Requirement — Extract the whole listing as it stands. Do not include the pictures.

---------- Data excerpt

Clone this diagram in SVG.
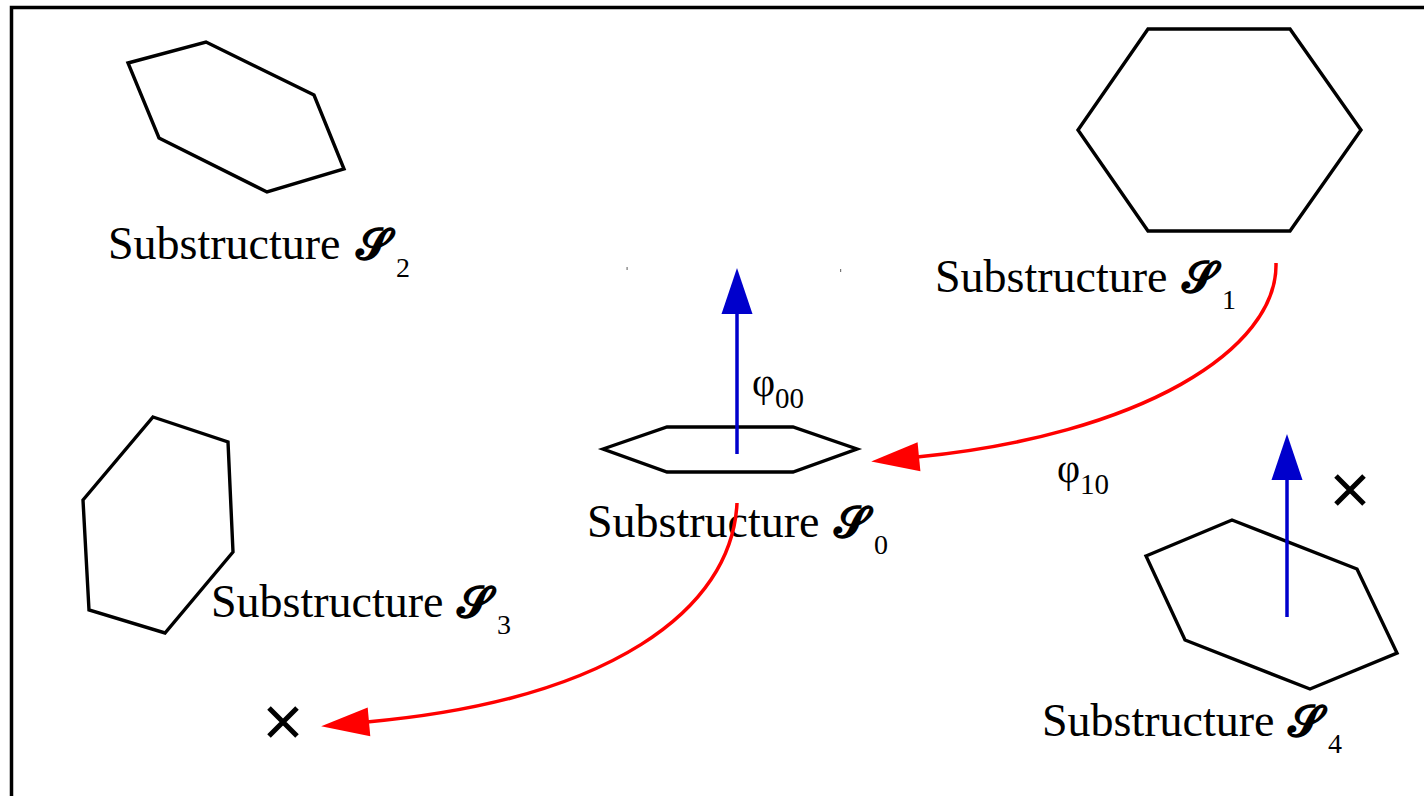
<svg xmlns="http://www.w3.org/2000/svg" width="1424" height="796" viewBox="0 0 1424 796">
<style>
.hex{fill:none;stroke:#000;stroke-width:3.4;stroke-linejoin:miter}
.lbl{font-family:"Liberation Serif","Times New Roman",serif;font-size:46px;fill:#000}
.scr{font-family:"DejaVu Serif","DejaVu Sans","Noto Sans",serif;font-weight:bold;font-size:44px}
.sub{font-size:28px}
.phi{font-family:"Liberation Serif","Times New Roman",serif;font-size:40px;fill:#000}
.phisub{font-size:29px}
.red{fill:none;stroke:#ff0000;stroke-width:3.5}
.blue{fill:none;stroke:#0000cc;stroke-width:3.5}
.cross{stroke:#000;stroke-width:5;fill:none}
</style>
<defs>
<marker id="ahRed" markerUnits="userSpaceOnUse" markerWidth="60" markerHeight="40" viewBox="0 -20 60 40" refX="0" refY="0" orient="auto" overflow="visible">
<path d="M-2,-14.5 L46,0 L-2,14.5 z" fill="#ff0000"/>
</marker>
<marker id="ahBlue" markerUnits="userSpaceOnUse" markerWidth="60" markerHeight="40" viewBox="0 -20 60 40" refX="0" refY="0" orient="auto" overflow="visible">
<path d="M-2,-15.5 L44,0 L-2,15.5 z" fill="#0000cc"/>
</marker>
</defs>
<rect width="1424" height="796" fill="#fff"/>
<rect id="frame" x="11.5" y="7.5" width="1430" height="800" fill="none" stroke="#000" stroke-width="3.5"/>
<rect x="626.5" y="267" width="1.2" height="3" fill="#777"/>
<rect x="840" y="269" width="1.2" height="3" fill="#777"/>

<g id="S2">
<polygon class="hex" points="128,63 206,42 314,95 344,169 267,192 159,138"/>
<text class="lbl" x="108" y="259">Substructure <tspan class="scr" x="356">𝓢</tspan><tspan class="sub" x="396" y="277">2</tspan></text>
</g>
<g id="S1">
<polygon class="hex" points="1148,29 1290,29 1361,130 1290,231 1148,231 1078,130"/>
<text class="lbl" x="935" y="292">Substructure <tspan class="scr" x="1182">𝓢</tspan><tspan class="sub" x="1222" y="309">1</tspan></text>
</g>
<g id="S0">
<polygon class="hex" points="603,449 667,427 793,427 857,449 793,472 667,472"/>
<text class="lbl" x="587" y="537">Substructure <tspan class="scr" x="834">𝓢</tspan><tspan class="sub" x="874" y="554">0</tspan></text>
</g>
<g id="S3">
<polygon class="hex" points="153,417 228,442 233,552 165,633 89,610 83,500"/>
<text class="lbl" x="211" y="617">Substructure <tspan class="scr" x="457">𝓢</tspan><tspan class="sub" x="497" y="634">3</tspan></text>
</g>
<g id="S4">
<polygon class="hex" points="1146,556 1232,520 1357,569 1397,653 1310,689 1185,640"/>
<text class="lbl" x="1042" y="736">Substructure <tspan class="scr" x="1288">𝓢</tspan><tspan class="sub" x="1328" y="753">4</tspan></text>
</g>
<g id="marks">
<path class="cross" d="M269,708 L297,736 M297,708 L269,736"/>
<path class="cross" d="M1336,476 L1364,504 M1364,476 L1336,504"/>
</g>
<g id="connectors">
<path class="blue" d="M737,454 L737,312" marker-end="url(#ahBlue)"/>
<path class="blue" d="M1287,617 L1287,478" marker-end="url(#ahBlue)"/>
<path class="red" d="M1276,263 C1278,350 1140,435 917,457" marker-end="url(#ahRed)"/>
<path class="red" d="M737,503 C732,610 610,700 367,722" marker-end="url(#ahRed)"/>
<text class="phi" x="752" y="396">φ<tspan class="phisub" y="408">00</tspan></text>
<text class="phi" x="1057" y="482">φ<tspan class="phisub" y="494">10</tspan></text>
</g>
</svg>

--------------------

The reply —
Clone this diagram in SVG.
<svg xmlns="http://www.w3.org/2000/svg" width="1424" height="796" viewBox="0 0 1424 796">
<style>
.hex{fill:none;stroke:#000;stroke-width:3.4;stroke-linejoin:miter}
.lbl{font-family:"Liberation Serif","Times New Roman",serif;font-size:46px;fill:#000}
.scr{font-family:"DejaVu Serif","DejaVu Sans","Noto Sans",serif;font-weight:bold;font-size:44px}
.sub{font-size:28px}
.phi{font-family:"Liberation Serif","Times New Roman",serif;font-size:40px;fill:#000}
.phisub{font-size:29px}
.red{fill:none;stroke:#ff0000;stroke-width:3.5}
.blue{fill:none;stroke:#0000cc;stroke-width:3.5}
.cross{stroke:#000;stroke-width:5;fill:none}
</style>
<defs>
<marker id="ahRed" markerUnits="userSpaceOnUse" markerWidth="60" markerHeight="40" viewBox="0 -20 60 40" refX="0" refY="0" orient="auto" overflow="visible">
<path d="M-2,-14.5 L46,0 L-2,14.5 z" fill="#ff0000"/>
</marker>
<marker id="ahBlue" markerUnits="userSpaceOnUse" markerWidth="60" markerHeight="40" viewBox="0 -20 60 40" refX="0" refY="0" orient="auto" overflow="visible">
<path d="M-2,-15.5 L44,0 L-2,15.5 z" fill="#0000cc"/>
</marker>
</defs>
<rect width="1424" height="796" fill="#fff"/>
<rect id="frame" x="11.5" y="7.5" width="1430" height="800" fill="none" stroke="#000" stroke-width="3.5"/>
<rect x="626.5" y="267" width="1.2" height="3" fill="#777"/>
<rect x="840" y="269" width="1.2" height="3" fill="#777"/>

<g id="S2">
<polygon class="hex" points="128,63 206,42 314,95 344,169 267,192 159,138"/>
<text class="lbl" x="108" y="259">Substructure <tspan class="scr" x="356">𝓢</tspan><tspan class="sub" x="396" y="277">2</tspan></text>
</g>
<g id="S1">
<polygon class="hex" points="1148,29 1290,29 1361,130 1290,231 1148,231 1078,130"/>
<text class="lbl" x="935" y="292">Substructure <tspan class="scr" x="1182">𝓢</tspan><tspan class="sub" x="1222" y="309">1</tspan></text>
</g>
<g id="S0">
<polygon class="hex" points="603,449 667,427 793,427 857,449 793,472 667,472"/>
<text class="lbl" x="587" y="537">Substructure <tspan class="scr" x="834">𝓢</tspan><tspan class="sub" x="874" y="554">0</tspan></text>
</g>
<g id="S3">
<polygon class="hex" points="153,417 228,442 233,552 165,633 89,610 83,500"/>
<text class="lbl" x="211" y="617">Substructure <tspan class="scr" x="457">𝓢</tspan><tspan class="sub" x="497" y="634">3</tspan></text>
</g>
<g id="S4">
<polygon class="hex" points="1146,556 1232,520 1357,569 1397,653 1310,689 1185,640"/>
<text class="lbl" x="1042" y="736">Substructure <tspan class="scr" x="1288">𝓢</tspan><tspan class="sub" x="1328" y="753">4</tspan></text>
</g>
<g id="marks">
<path class="cross" d="M269,708 L297,736 M297,708 L269,736"/>
<path class="cross" d="M1336,476 L1364,504 M1364,476 L1336,504"/>
</g>
<g id="connectors">
<path class="blue" d="M737,454 L737,312" marker-end="url(#ahBlue)"/>
<path class="blue" d="M1287,617 L1287,478" marker-end="url(#ahBlue)"/>
<path class="red" d="M1276,263 C1278,350 1140,435 917,457" marker-end="url(#ahRed)"/>
<path class="red" d="M737,503 C732,610 610,700 367,722" marker-end="url(#ahRed)"/>
<text class="phi" x="752" y="396">φ<tspan class="phisub" y="408">00</tspan></text>
<text class="phi" x="1057" y="482">φ<tspan class="phisub" y="494">10</tspan></text>
</g>
</svg>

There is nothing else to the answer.